San Antonio Express-News (Sunday)
Use all tools to keep schools safe
In 2019, Texas lawmakers enacted school security measures that lacked teeth and adequate funding. The state’s lax gun laws allowed a deeply troubled 18-year-old to purchase assault weapons and ammo in May. Then law enforcement failed to save the 19 students and two teachers he brutally murdered.
There are so many failures at Robb Elementary School in Uvalde that it is natural to focus on the most egregious. But even the smallest decisions weigh heavy in mass shootings.
Before the next shooting, schools must better fortify facilities and update active shooter protocols. No school official can claim a shooting could not happen in their district.
Uvalde Consolidated ISD had extensive school security protocols and training, yet it wasn’t enough May 24. An effective lockdown could have saved more lives. Instead, the shooter easily walked through unlocked doors.
During Tuesday’s Senate special committee hearing,
Texas Education Agency Commissioner Mike Morath and others detailed renewed focus on incident response, facilities access control and behavioral threat assessment.
The alert system is critical. Part of the Uvalde school district’s security effort is a silently activated mobile panic alarm. Houston-based Raptor Technologies, which serves more than 90 percent of Texas public schools and 35,000 schools across the U.S., provides the system.
The Uvalde shooting is believed to be the first time the alert system has been deployed in a mass shooting, but some
Robb Elementary teachers have said they never received the alert or it was delayed. Some said they later found it in spam.
State Sen. Donna Campbell, R-New Braunfels, an emergency room doctor, asked during the Tuesday hearing why there wasn’t a code system for announcements like in hospitals. Sen. Judith Zaffirini, D-Laredo, shared concerns from a fourth grade Robb Elementary teacher.
The teacher posted in a private Facebook group that she and some others heard gunshots before getting the lockdown notification. Although she later found the alert in her spam folder, some teachers said they never received it, she said.
“That system failed us terribly,” the teacher told me, saying she thought the intercom system would have made a difference.
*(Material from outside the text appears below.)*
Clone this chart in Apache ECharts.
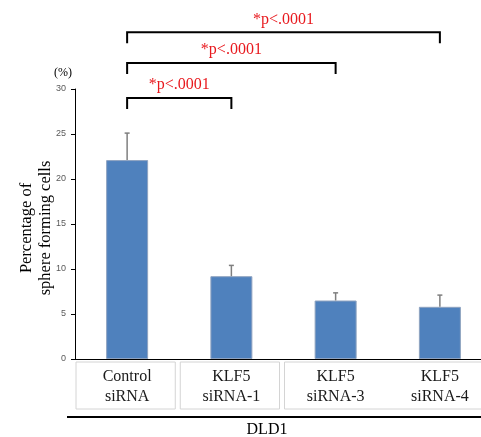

It’s unclear if Uvalde CISD protocol also called for an intercom announcement. School officials have not responded to my repeated requests for interviews and information.
In reply to the post, another teacher said she went into lockdown to the sound of gunshots: “The system should be tossed out and never used again.”
But David Rogers, spokesperson for Raptor Technologies, told me the emergency management alert app did what it is designed to do. He gave me a demo and provided a timeline: At 11:32 a.m., within one minute of the shooter entering the school, the principal pressed a red button on a phone app to initiate the alert to cellphones, computers and tablets.
“We’ve spent a really significant effort in terms of building a highly reliable platform that does what it’s supposed to do. And in this case, that is what happened,” Rogers said, adding the district had no complaints.
During the hearing, Texas Department of Public Safety Director Steve McCraw recommended a more centralized alert system. He’s correct. Schools shouldn’t only rely on the notification app. The app can be integrated with panic buttons, strobes and sirens, Rogers said.
Lockdown announcements via intercom are crucial. Technology can fail. Some teachers may not have their device settings correct. They are also busy and often discouraged from looking at their phones or computers during class.
Discontinuing the use of Raptor’s emergency alert product, which costs about $1,800 per year for districts, wouldn’t be the best move. Many staff got the alerts. Schools must utilize every tool they can get, not just one or the other.
For lawmakers and school leaders, there is nothing more urgent than securing schools.